Reset and Initialization

Versal Adaptive SoC GTY and GTYP Transceivers Architecture Manual (AM002)

Document ID
AM002
Release Date
2023-10-26
Revision
1.3 English

The transceiver must be initialized after device power-up and configuration before it can be used. The transmitter (TX) and receiver (RX) can be initialized independently and in parallel as shown in the following figure. Transceiver TX and RX initialization comprises three steps:

  1. Initializing the associated PLL driving TX/RX
  2. Initializing the associated ILO
  3. Initializing the TX and RX datapaths (PMA, DAPI, Buffer Bypass, PCS)
Important: The RX datapath reset signals must be executed through the Versal Adaptive SoC Transceivers Wizard. See Versal Adaptive SoC Transceivers Wizard LogiCORE IP Product Guide (PG331).

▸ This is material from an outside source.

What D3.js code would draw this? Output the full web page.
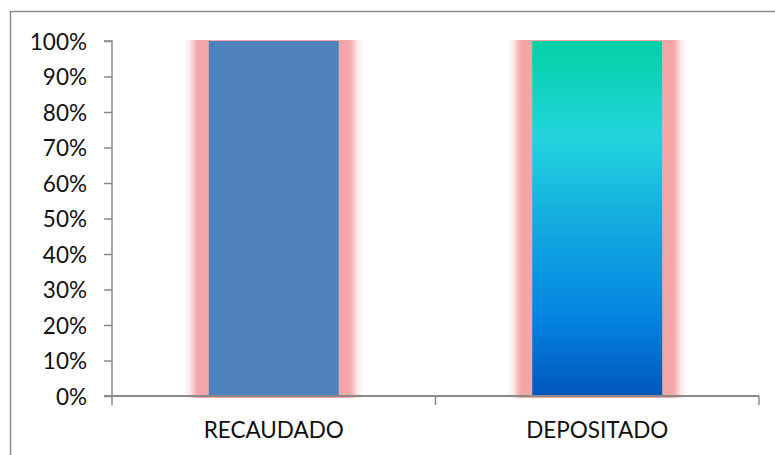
<!DOCTYPE html>
<html>
<head>
<meta charset="utf-8">
<script src="https://cdn.jsdelivr.net/npm/d3@7/dist/d3.min.js"></script>
<style>
  html, body { margin: 0; padding: 0; background: #fff; }
  svg { display: block; }
  text { font-family: Lato, "Open Sans", sans-serif; fill: #111; }
</style>
</head>
<body>
<svg id="chart" width="775" height="455"></svg>
<script>
// Chart data
const categories = ["RECAUDADO", "DEPOSITADO"];
const shareValues = [1.0, 1.0];
const yTicks = [0, 0.1, 0.2, 0.3, 0.4, 0.5, 0.6, 0.7, 0.8, 0.9, 1.0];

const svg = d3.select("#chart");
const W = 775, H = 455;
const plot = { left: 112, right: 759, top: 41, bottom: 396 };

// Outer frame
svg.append("rect")
  .attr("x", 10.5).attr("y", 11.5)
  .attr("width", W + 20).attr("height", H + 20)
  .attr("fill", "none").attr("stroke", "#8a8a8a").attr("stroke-width", 1.5);

const x = d3.scaleBand().domain(categories).range([plot.left, plot.right]).padding(0);
const y = d3.scaleLinear().domain([0, 1]).range([plot.bottom, plot.top]);
const barW = x.bandwidth() * 0.402;

const defs = svg.append("defs");
const glowPink = "#f4a6a6";

// Side glow gradients
function glowGradient(id, x1, x2) {
  const g = defs.append("linearGradient").attr("id", id).attr("x1", x1).attr("x2", x2).attr("y1", "0").attr("y2", "0");
  [["0", 0], ["0.25", 0.25], ["0.5", 0.9], ["0.6", 1], ["1", 1]]
    .forEach(([o, a]) => g.append("stop").attr("offset", o).attr("stop-color", glowPink).attr("stop-opacity", a));
}
glowGradient("glowL", "0", "1");
glowGradient("glowR", "1", "0");

// Vertical ocean gradient for the second bar
const ocean = defs.append("linearGradient").attr("id", "ocean").attr("x1", "0").attr("x2", "0").attr("y1", "0").attr("y2", "1");
[["0", "#03d1a4"], ["0.27", "#22d4de"], ["0.5", "#14addf"], ["0.78", "#0384e2"], ["1", "#0157bb"]]
  .forEach(([o, c]) => ocean.append("stop").attr("offset", o).attr("stop-color", c));

const fills = ["#4f81bd", "url(#ocean)"];
const glowW = 25;

const bars = svg.append("g");
categories.forEach((c, i) => {
  const bx = x(c) + (x.bandwidth() - barW) / 2;
  const top = y(shareValues[i]);
  const h = y(0) - top;
  // glow behind bar
  bars.append("rect").attr("x", bx - glowW).attr("y", top - 1).attr("width", glowW).attr("height", h + 3).attr("fill", "url(#glowL)");
  bars.append("rect").attr("x", bx + barW).attr("y", top - 1).attr("width", glowW).attr("height", h + 3).attr("fill", "url(#glowR)");
  bars.append("rect").attr("x", bx).attr("y", top - 1).attr("width", barW).attr("height", h + 3).attr("fill", glowPink);
  // bar
  bars.append("rect").attr("x", bx).attr("y", top).attr("width", barW).attr("height", h).attr("fill", fills[i]);
});

// Y axis
const yAxis = d3.axisLeft(y).tickValues(yTicks).tickFormat(d3.format(".0%")).tickSize(8).tickPadding(17);
const gy = svg.append("g").attr("transform", `translate(${plot.left},0)`).call(yAxis);
gy.select(".domain").attr("stroke", "#8a8a8a").attr("stroke-width", 1.5).attr("d", `M-8,${plot.top}H0V${plot.bottom}`);
gy.selectAll(".tick line").attr("stroke", "#8a8a8a").attr("stroke-width", 1.5);
gy.selectAll(".tick text").attr("font-size", 22.5).attr("font-family", "Lato, sans-serif").attr("fill", "#111").attr("dy", "0.36em");

// X axis
const gx = svg.append("g").attr("transform", `translate(0,${plot.bottom})`);
gx.append("line").attr("x1", plot.left - 8).attr("x2", plot.right).attr("y1", 0).attr("y2", 0)
  .attr("stroke", "#8a8a8a").attr("stroke-width", 2);
const xTickPos = [plot.left, plot.left + x.bandwidth(), plot.right];
gx.selectAll("line.xt").data(xTickPos).enter().append("line").attr("class", "xt")
  .attr("x1", d => d).attr("x2", d => d).attr("y1", 0).attr("y2", 9)
  .attr("stroke", "#8a8a8a").attr("stroke-width", 1.5);
gx.selectAll("text").data(categories).enter().append("text")
  .attr("x", d => x(d) + x.bandwidth() / 2).attr("y", 42)
  .attr("text-anchor", "middle").attr("font-size", 22.5)
  .text(d => d);
</script>
</body>
</html>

Transceiver TX and RX can receive a clock from either the LCPLL or the RPLL. The associated PLL (LCPLL/RPLL) used by the TX and RX must be initialized first before ILO, TX and RX initialization. The ILO must be initialized after the associated PLL is locked. Any PLL and ILO used by the TX and RX is reset individually and its reset operation is completely independent from all TX and RX resets. The TX and RX datapaths must be initialized only after the associated PLL and ILO is locked.

For the GTY/GTYP transceivers, there is a master reset controller available that can run through all reset steps described above automatically. When using the master reset, the associated PLL, ILO, and TX and RX datapaths are reset in the proper sequence by toggling the respective TX and RX master reset signal.

Important: The reference clock to the transceiver must be available and stable prior to start of device programming or start of any manual reset sequence.
Figure 1. Transceiver Initialization Overview

The transceiver TX and RX use a state machine to control the initialization process. They are partitioned into a few reset regions. The partition allows the reset state machine to control the reset process in a sequence that the PMA can be reset first and the PCS can be reset after the assertion of the TXUSERRDY or RXUSERRDY. It also allows the PMA, the PCS, and functional blocks inside them to be reset individually when needed during normal operation.

The transceiver offers two types of reset: initialization and component.

  • Initialization Reset: This reset is used for complete transceiver initialization. It must be used after device power-up and configuration. During normal operation, when necessary, GTTXRESET and GTRXRESET can also be used to reinitialize the transceiver TX and RX. GTTXRESET is the initialization reset port for the transceiver TX. GTRXRESET is the initialization reset port for the transceiver RX. During initialization reset, TXRESETMODE and RXRESETMODE should be set to sequential mode. All TX PMA, TX PCS, RX PMA, and RX PCS component resets should be enabled by setting all required component bits of TXPMARESETMASK, TXPCSRESETMASK, RXPMARESETMASK, and RXPCSRESETMASK to High.
  • Component Reset: This reset is used for special cases and specific subsection resets while the transceiver is in normal operation. The component that is required to be reset is selected by setting the associated bit within TXPMARESETMASK, TXPCSRESETMASK, RXPMARESETMASK, or RXPCSRESETMASK to High. A TX component reset is triggered by toggling the GTTXRESET port. An RX component reset is triggered by toggling the GTRXRESET port. Separate component reset ports are available. These include EYESCANRESET, RXOOBRESET, RXCDRRESET, and RXPRBSCNTRESET.

All reset ports described in this section initiate the internal reset state machine when driven High. The internal reset state machines are held in the reset state until these same reset ports are driven Low. These resets are all asynchronous. The guideline for the pulse width of these asynchronous resets is one period of the reference clock, unless otherwise noted.

Note: Do not use reset ports for the purpose of power down. For details on proper power-down usage, refer to Power Down.